_AIM_
Please transcribe the data below exactly. Leave the pictures out.

_SOURCE MATERIAL_

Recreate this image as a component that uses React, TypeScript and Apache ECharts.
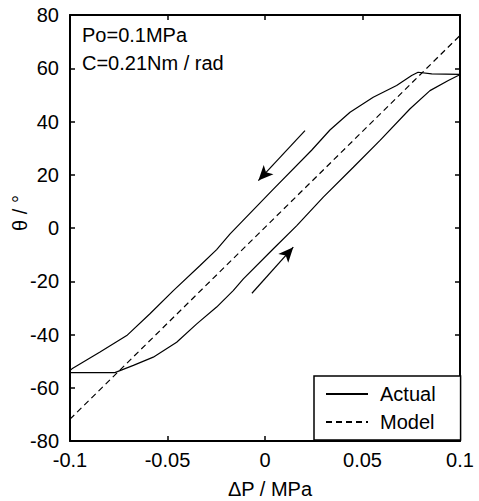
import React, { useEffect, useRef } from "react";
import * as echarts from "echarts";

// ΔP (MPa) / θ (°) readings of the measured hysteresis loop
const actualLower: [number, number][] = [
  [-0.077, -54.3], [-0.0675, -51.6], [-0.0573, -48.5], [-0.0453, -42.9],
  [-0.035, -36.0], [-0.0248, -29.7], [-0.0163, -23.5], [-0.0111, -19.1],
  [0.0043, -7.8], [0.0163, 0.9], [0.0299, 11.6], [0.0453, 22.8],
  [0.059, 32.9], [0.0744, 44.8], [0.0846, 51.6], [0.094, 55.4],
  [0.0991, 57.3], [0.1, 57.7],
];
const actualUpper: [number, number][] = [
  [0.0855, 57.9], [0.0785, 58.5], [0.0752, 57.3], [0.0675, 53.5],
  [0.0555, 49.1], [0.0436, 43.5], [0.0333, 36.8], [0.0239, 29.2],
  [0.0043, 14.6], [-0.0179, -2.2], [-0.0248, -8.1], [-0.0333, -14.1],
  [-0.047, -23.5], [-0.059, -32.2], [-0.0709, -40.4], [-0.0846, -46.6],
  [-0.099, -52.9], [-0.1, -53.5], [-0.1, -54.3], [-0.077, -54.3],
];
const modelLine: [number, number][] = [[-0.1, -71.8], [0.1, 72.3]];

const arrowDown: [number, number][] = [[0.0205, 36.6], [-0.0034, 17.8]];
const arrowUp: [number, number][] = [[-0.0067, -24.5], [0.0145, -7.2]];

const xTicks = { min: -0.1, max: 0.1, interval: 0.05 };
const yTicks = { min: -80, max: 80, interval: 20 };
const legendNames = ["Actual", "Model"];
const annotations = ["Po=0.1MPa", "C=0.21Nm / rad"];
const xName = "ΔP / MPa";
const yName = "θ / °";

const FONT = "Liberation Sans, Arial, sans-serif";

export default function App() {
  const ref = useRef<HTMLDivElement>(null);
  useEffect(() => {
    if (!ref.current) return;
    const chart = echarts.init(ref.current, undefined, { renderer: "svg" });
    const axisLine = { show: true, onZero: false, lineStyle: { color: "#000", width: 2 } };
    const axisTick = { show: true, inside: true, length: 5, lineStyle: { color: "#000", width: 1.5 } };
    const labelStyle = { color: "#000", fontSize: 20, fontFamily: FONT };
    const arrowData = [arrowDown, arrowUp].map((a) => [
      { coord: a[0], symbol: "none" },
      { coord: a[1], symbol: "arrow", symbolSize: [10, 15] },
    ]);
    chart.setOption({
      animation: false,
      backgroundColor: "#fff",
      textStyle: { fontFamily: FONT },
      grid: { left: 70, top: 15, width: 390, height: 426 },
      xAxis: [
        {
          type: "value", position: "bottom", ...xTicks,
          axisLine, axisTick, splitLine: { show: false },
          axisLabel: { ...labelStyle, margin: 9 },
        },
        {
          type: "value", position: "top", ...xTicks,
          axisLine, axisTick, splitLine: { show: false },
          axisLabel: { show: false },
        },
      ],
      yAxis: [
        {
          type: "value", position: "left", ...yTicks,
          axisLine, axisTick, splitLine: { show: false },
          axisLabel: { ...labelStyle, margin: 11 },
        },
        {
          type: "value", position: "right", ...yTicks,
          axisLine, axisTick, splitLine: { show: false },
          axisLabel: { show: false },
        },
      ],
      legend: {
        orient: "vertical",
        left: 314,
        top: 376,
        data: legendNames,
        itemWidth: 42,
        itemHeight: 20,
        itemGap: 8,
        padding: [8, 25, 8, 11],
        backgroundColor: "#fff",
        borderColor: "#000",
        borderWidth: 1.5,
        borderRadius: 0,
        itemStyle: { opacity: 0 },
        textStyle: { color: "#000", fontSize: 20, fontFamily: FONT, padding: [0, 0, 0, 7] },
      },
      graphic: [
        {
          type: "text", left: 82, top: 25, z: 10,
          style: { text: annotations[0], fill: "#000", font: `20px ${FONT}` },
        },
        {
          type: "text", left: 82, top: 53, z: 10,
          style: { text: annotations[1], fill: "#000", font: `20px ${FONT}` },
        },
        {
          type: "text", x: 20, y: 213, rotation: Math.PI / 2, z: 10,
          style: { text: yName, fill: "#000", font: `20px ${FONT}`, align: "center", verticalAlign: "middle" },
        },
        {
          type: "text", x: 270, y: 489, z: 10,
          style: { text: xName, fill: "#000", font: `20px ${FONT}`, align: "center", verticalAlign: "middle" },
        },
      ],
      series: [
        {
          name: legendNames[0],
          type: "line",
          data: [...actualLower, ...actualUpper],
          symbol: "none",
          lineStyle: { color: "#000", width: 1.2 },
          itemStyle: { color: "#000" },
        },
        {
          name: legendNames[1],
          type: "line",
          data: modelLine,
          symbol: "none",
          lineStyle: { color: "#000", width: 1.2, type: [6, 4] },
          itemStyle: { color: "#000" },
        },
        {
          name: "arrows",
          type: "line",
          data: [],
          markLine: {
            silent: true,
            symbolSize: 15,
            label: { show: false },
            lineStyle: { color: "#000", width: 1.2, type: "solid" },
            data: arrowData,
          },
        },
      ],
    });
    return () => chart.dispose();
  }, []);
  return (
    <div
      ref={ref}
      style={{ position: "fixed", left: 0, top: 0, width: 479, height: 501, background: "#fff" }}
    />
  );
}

_RESULT FOR THIS TASK_
Recreate this image as a component that uses React, TypeScript and Apache ECharts.
import React, { useEffect, useRef } from "react";
import * as echarts from "echarts";

// ΔP (MPa) / θ (°) readings of the measured hysteresis loop
const actualLower: [number, number][] = [
  [-0.077, -54.3], [-0.0675, -51.6], [-0.0573, -48.5], [-0.0453, -42.9],
  [-0.035, -36.0], [-0.0248, -29.7], [-0.0163, -23.5], [-0.0111, -19.1],
  [0.0043, -7.8], [0.0163, 0.9], [0.0299, 11.6], [0.0453, 22.8],
  [0.059, 32.9], [0.0744, 44.8], [0.0846, 51.6], [0.094, 55.4],
  [0.0991, 57.3], [0.1, 57.7],
];
const actualUpper: [number, number][] = [
  [0.0855, 57.9], [0.0785, 58.5], [0.0752, 57.3], [0.0675, 53.5],
  [0.0555, 49.1], [0.0436, 43.5], [0.0333, 36.8], [0.0239, 29.2],
  [0.0043, 14.6], [-0.0179, -2.2], [-0.0248, -8.1], [-0.0333, -14.1],
  [-0.047, -23.5], [-0.059, -32.2], [-0.0709, -40.4], [-0.0846, -46.6],
  [-0.099, -52.9], [-0.1, -53.5], [-0.1, -54.3], [-0.077, -54.3],
];
const modelLine: [number, number][] = [[-0.1, -71.8], [0.1, 72.3]];

const arrowDown: [number, number][] = [[0.0205, 36.6], [-0.0034, 17.8]];
const arrowUp: [number, number][] = [[-0.0067, -24.5], [0.0145, -7.2]];

const xTicks = { min: -0.1, max: 0.1, interval: 0.05 };
const yTicks = { min: -80, max: 80, interval: 20 };
const legendNames = ["Actual", "Model"];
const annotations = ["Po=0.1MPa", "C=0.21Nm / rad"];
const xName = "ΔP / MPa";
const yName = "θ / °";

const FONT = "Liberation Sans, Arial, sans-serif";

export default function App() {
  const ref = useRef<HTMLDivElement>(null);
  useEffect(() => {
    if (!ref.current) return;
    const chart = echarts.init(ref.current, undefined, { renderer: "svg" });
    const axisLine = { show: true, onZero: false, lineStyle: { color: "#000", width: 2 } };
    const axisTick = { show: true, inside: true, length: 5, lineStyle: { color: "#000", width: 1.5 } };
    const labelStyle = { color: "#000", fontSize: 20, fontFamily: FONT };
    const arrowData = [arrowDown, arrowUp].map((a) => [
      { coord: a[0], symbol: "none" },
      { coord: a[1], symbol: "arrow", symbolSize: [10, 15] },
    ]);
    chart.setOption({
      animation: false,
      backgroundColor: "#fff",
      textStyle: { fontFamily: FONT },
      grid: { left: 70, top: 15, width: 390, height: 426 },
      xAxis: [
        {
          type: "value", position: "bottom", ...xTicks,
          axisLine, axisTick, splitLine: { show: false },
          axisLabel: { ...labelStyle, margin: 9 },
        },
        {
          type: "value", position: "top", ...xTicks,
          axisLine, axisTick, splitLine: { show: false },
          axisLabel: { show: false },
        },
      ],
      yAxis: [
        {
          type: "value", position: "left", ...yTicks,
          axisLine, axisTick, splitLine: { show: false },
          axisLabel: { ...labelStyle, margin: 11 },
        },
        {
          type: "value", position: "right", ...yTicks,
          axisLine, axisTick, splitLine: { show: false },
          axisLabel: { show: false },
        },
      ],
      legend: {
        orient: "vertical",
        left: 314,
        top: 376,
        data: legendNames,
        itemWidth: 42,
        itemHeight: 20,
        itemGap: 8,
        padding: [8, 25, 8, 11],
        backgroundColor: "#fff",
        borderColor: "#000",
        borderWidth: 1.5,
        borderRadius: 0,
        itemStyle: { opacity: 0 },
        textStyle: { color: "#000", fontSize: 20, fontFamily: FONT, padding: [0, 0, 0, 7] },
      },
      graphic: [
        {
          type: "text", left: 82, top: 25, z: 10,
          style: { text: annotations[0], fill: "#000", font: `20px ${FONT}` },
        },
        {
          type: "text", left: 82, top: 53, z: 10,
          style: { text: annotations[1], fill: "#000", font: `20px ${FONT}` },
        },
        {
          type: "text", x: 20, y: 213, rotation: Math.PI / 2, z: 10,
          style: { text: yName, fill: "#000", font: `20px ${FONT}`, align: "center", verticalAlign: "middle" },
        },
        {
          type: "text", x: 270, y: 489, z: 10,
          style: { text: xName, fill: "#000", font: `20px ${FONT}`, align: "center", verticalAlign: "middle" },
        },
      ],
      series: [
        {
          name: legendNames[0],
          type: "line",
          data: [...actualLower, ...actualUpper],
          symbol: "none",
          lineStyle: { color: "#000", width: 1.2 },
          itemStyle: { color: "#000" },
        },
        {
          name: legendNames[1],
          type: "line",
          data: modelLine,
          symbol: "none",
          lineStyle: { color: "#000", width: 1.2, type: [6, 4] },
          itemStyle: { color: "#000" },
        },
        {
          name: "arrows",
          type: "line",
          data: [],
          markLine: {
            silent: true,
            symbolSize: 15,
            label: { show: false },
            lineStyle: { color: "#000", width: 1.2, type: "solid" },
            data: arrowData,
          },
        },
      ],
    });
    return () => chart.dispose();
  }, []);
  return (
    <div
      ref={ref}
      style={{ position: "fixed", left: 0, top: 0, width: 479, height: 501, background: "#fff" }}
    />
  );
}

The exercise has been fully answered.